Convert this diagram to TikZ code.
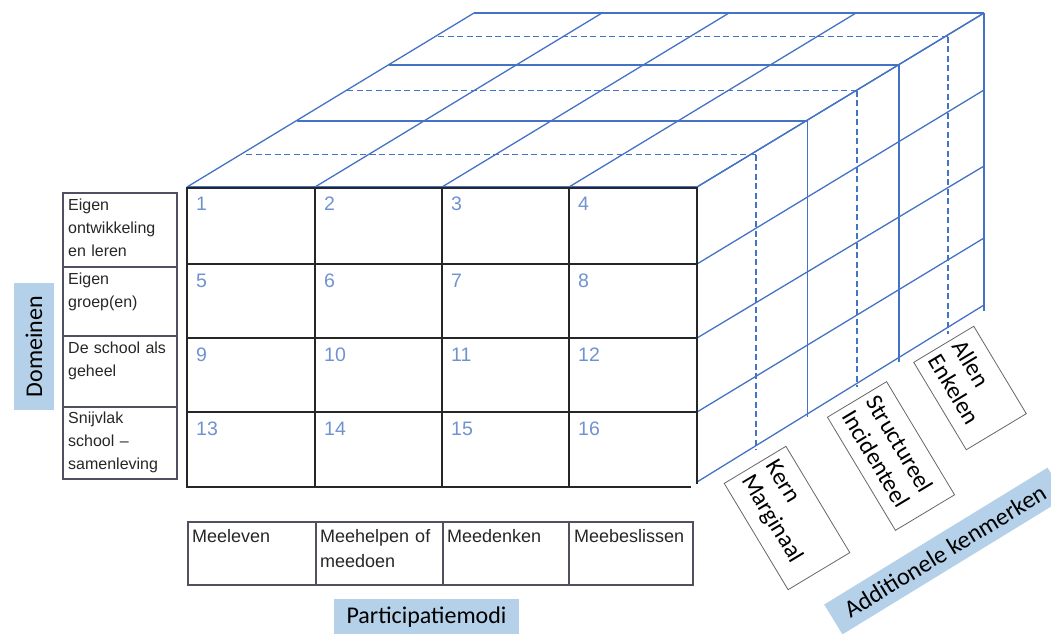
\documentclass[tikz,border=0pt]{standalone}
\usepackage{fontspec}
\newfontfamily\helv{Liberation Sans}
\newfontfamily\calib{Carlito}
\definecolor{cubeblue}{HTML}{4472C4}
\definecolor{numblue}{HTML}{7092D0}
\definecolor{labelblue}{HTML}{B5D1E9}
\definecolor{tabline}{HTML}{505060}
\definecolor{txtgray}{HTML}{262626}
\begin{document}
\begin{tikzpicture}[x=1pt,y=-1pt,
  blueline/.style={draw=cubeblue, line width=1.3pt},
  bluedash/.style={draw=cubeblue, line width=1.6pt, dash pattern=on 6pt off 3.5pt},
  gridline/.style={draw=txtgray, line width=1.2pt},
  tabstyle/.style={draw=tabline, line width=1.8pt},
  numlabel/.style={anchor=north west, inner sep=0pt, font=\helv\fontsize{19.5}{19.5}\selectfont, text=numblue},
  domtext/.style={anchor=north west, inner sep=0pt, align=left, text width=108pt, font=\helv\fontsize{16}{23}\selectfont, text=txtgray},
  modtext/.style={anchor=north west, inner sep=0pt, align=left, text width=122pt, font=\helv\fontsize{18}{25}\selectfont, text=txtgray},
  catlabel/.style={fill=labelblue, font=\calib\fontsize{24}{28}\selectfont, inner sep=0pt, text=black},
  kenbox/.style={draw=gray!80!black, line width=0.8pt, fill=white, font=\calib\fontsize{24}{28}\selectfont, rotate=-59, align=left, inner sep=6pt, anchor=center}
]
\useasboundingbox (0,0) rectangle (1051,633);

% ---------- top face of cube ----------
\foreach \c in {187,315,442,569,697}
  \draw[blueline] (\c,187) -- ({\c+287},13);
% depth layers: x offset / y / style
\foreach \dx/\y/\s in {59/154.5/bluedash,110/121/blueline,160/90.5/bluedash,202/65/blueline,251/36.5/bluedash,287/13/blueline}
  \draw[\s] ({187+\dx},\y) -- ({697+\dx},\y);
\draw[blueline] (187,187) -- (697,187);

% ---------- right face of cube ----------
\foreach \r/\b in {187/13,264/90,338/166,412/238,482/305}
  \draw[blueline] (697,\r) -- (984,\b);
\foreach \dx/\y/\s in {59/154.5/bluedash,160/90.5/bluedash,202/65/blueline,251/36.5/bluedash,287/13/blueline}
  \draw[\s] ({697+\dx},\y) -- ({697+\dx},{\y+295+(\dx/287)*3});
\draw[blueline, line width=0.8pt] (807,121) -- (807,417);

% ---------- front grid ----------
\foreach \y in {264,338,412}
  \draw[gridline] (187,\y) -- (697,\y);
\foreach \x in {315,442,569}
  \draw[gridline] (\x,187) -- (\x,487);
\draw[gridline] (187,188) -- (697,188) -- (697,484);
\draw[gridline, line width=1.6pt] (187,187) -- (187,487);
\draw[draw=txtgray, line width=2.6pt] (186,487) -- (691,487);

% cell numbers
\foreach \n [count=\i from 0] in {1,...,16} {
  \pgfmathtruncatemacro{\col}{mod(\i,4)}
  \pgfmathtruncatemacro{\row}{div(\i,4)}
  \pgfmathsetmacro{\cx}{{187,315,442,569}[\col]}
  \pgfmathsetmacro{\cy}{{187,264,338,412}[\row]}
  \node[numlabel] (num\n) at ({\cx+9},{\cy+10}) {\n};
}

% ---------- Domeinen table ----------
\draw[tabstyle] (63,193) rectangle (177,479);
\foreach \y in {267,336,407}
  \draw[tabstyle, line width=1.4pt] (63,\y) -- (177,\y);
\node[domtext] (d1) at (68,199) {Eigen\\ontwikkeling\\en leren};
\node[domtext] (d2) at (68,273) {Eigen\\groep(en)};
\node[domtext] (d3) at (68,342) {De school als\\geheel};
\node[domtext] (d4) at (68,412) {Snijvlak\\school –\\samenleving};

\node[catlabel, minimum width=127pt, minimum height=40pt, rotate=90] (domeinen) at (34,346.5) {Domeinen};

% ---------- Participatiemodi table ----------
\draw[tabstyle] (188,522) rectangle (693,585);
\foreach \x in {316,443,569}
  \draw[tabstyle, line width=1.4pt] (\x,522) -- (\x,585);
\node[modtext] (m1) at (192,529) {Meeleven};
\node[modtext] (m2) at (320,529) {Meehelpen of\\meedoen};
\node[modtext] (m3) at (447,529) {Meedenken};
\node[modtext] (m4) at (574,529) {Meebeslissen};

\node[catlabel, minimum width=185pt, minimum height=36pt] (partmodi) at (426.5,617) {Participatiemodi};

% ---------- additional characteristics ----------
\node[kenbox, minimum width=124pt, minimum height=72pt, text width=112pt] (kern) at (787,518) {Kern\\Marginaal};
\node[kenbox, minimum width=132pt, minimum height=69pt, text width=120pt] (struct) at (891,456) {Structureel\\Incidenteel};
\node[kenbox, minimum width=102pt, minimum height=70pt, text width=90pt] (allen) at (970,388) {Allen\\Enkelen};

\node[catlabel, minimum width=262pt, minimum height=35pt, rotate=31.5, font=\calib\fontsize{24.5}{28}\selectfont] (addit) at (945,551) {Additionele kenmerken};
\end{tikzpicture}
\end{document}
┄┄┄┄┄┄┄┄┄┄┄┄┄┄┄┄┄┄┄┄
**TO BE DONE:** Exclude every picture and copy the remaining data exactly.

**RESPONSE TO THIS EXERCISE:**
Convert this diagram to TikZ code.
\documentclass[tikz,border=0pt]{standalone}
\usepackage{fontspec}
\newfontfamily\helv{Liberation Sans}
\newfontfamily\calib{Carlito}
\definecolor{cubeblue}{HTML}{4472C4}
\definecolor{numblue}{HTML}{7092D0}
\definecolor{labelblue}{HTML}{B5D1E9}
\definecolor{tabline}{HTML}{505060}
\definecolor{txtgray}{HTML}{262626}
\begin{document}
\begin{tikzpicture}[x=1pt,y=-1pt,
  blueline/.style={draw=cubeblue, line width=1.3pt},
  bluedash/.style={draw=cubeblue, line width=1.6pt, dash pattern=on 6pt off 3.5pt},
  gridline/.style={draw=txtgray, line width=1.2pt},
  tabstyle/.style={draw=tabline, line width=1.8pt},
  numlabel/.style={anchor=north west, inner sep=0pt, font=\helv\fontsize{19.5}{19.5}\selectfont, text=numblue},
  domtext/.style={anchor=north west, inner sep=0pt, align=left, text width=108pt, font=\helv\fontsize{16}{23}\selectfont, text=txtgray},
  modtext/.style={anchor=north west, inner sep=0pt, align=left, text width=122pt, font=\helv\fontsize{18}{25}\selectfont, text=txtgray},
  catlabel/.style={fill=labelblue, font=\calib\fontsize{24}{28}\selectfont, inner sep=0pt, text=black},
  kenbox/.style={draw=gray!80!black, line width=0.8pt, fill=white, font=\calib\fontsize{24}{28}\selectfont, rotate=-59, align=left, inner sep=6pt, anchor=center}
]
\useasboundingbox (0,0) rectangle (1051,633);

% ---------- top face of cube ----------
\foreach \c in {187,315,442,569,697}
  \draw[blueline] (\c,187) -- ({\c+287},13);
% depth layers: x offset / y / style
\foreach \dx/\y/\s in {59/154.5/bluedash,110/121/blueline,160/90.5/bluedash,202/65/blueline,251/36.5/bluedash,287/13/blueline}
  \draw[\s] ({187+\dx},\y) -- ({697+\dx},\y);
\draw[blueline] (187,187) -- (697,187);

% ---------- right face of cube ----------
\foreach \r/\b in {187/13,264/90,338/166,412/238,482/305}
  \draw[blueline] (697,\r) -- (984,\b);
\foreach \dx/\y/\s in {59/154.5/bluedash,160/90.5/bluedash,202/65/blueline,251/36.5/bluedash,287/13/blueline}
  \draw[\s] ({697+\dx},\y) -- ({697+\dx},{\y+295+(\dx/287)*3});
\draw[blueline, line width=0.8pt] (807,121) -- (807,417);

% ---------- front grid ----------
\foreach \y in {264,338,412}
  \draw[gridline] (187,\y) -- (697,\y);
\foreach \x in {315,442,569}
  \draw[gridline] (\x,187) -- (\x,487);
\draw[gridline] (187,188) -- (697,188) -- (697,484);
\draw[gridline, line width=1.6pt] (187,187) -- (187,487);
\draw[draw=txtgray, line width=2.6pt] (186,487) -- (691,487);

% cell numbers
\foreach \n [count=\i from 0] in {1,...,16} {
  \pgfmathtruncatemacro{\col}{mod(\i,4)}
  \pgfmathtruncatemacro{\row}{div(\i,4)}
  \pgfmathsetmacro{\cx}{{187,315,442,569}[\col]}
  \pgfmathsetmacro{\cy}{{187,264,338,412}[\row]}
  \node[numlabel] (num\n) at ({\cx+9},{\cy+10}) {\n};
}

% ---------- Domeinen table ----------
\draw[tabstyle] (63,193) rectangle (177,479);
\foreach \y in {267,336,407}
  \draw[tabstyle, line width=1.4pt] (63,\y) -- (177,\y);
\node[domtext] (d1) at (68,199) {Eigen\\ontwikkeling\\en leren};
\node[domtext] (d2) at (68,273) {Eigen\\groep(en)};
\node[domtext] (d3) at (68,342) {De school als\\geheel};
\node[domtext] (d4) at (68,412) {Snijvlak\\school –\\samenleving};

\node[catlabel, minimum width=127pt, minimum height=40pt, rotate=90] (domeinen) at (34,346.5) {Domeinen};

% ---------- Participatiemodi table ----------
\draw[tabstyle] (188,522) rectangle (693,585);
\foreach \x in {316,443,569}
  \draw[tabstyle, line width=1.4pt] (\x,522) -- (\x,585);
\node[modtext] (m1) at (192,529) {Meeleven};
\node[modtext] (m2) at (320,529) {Meehelpen of\\meedoen};
\node[modtext] (m3) at (447,529) {Meedenken};
\node[modtext] (m4) at (574,529) {Meebeslissen};

\node[catlabel, minimum width=185pt, minimum height=36pt] (partmodi) at (426.5,617) {Participatiemodi};

% ---------- additional characteristics ----------
\node[kenbox, minimum width=124pt, minimum height=72pt, text width=112pt] (kern) at (787,518) {Kern\\Marginaal};
\node[kenbox, minimum width=132pt, minimum height=69pt, text width=120pt] (struct) at (891,456) {Structureel\\Incidenteel};
\node[kenbox, minimum width=102pt, minimum height=70pt, text width=90pt] (allen) at (970,388) {Allen\\Enkelen};

\node[catlabel, minimum width=262pt, minimum height=35pt, rotate=31.5, font=\calib\fontsize{24.5}{28}\selectfont] (addit) at (945,551) {Additionele kenmerken};
\end{tikzpicture}
\end{document}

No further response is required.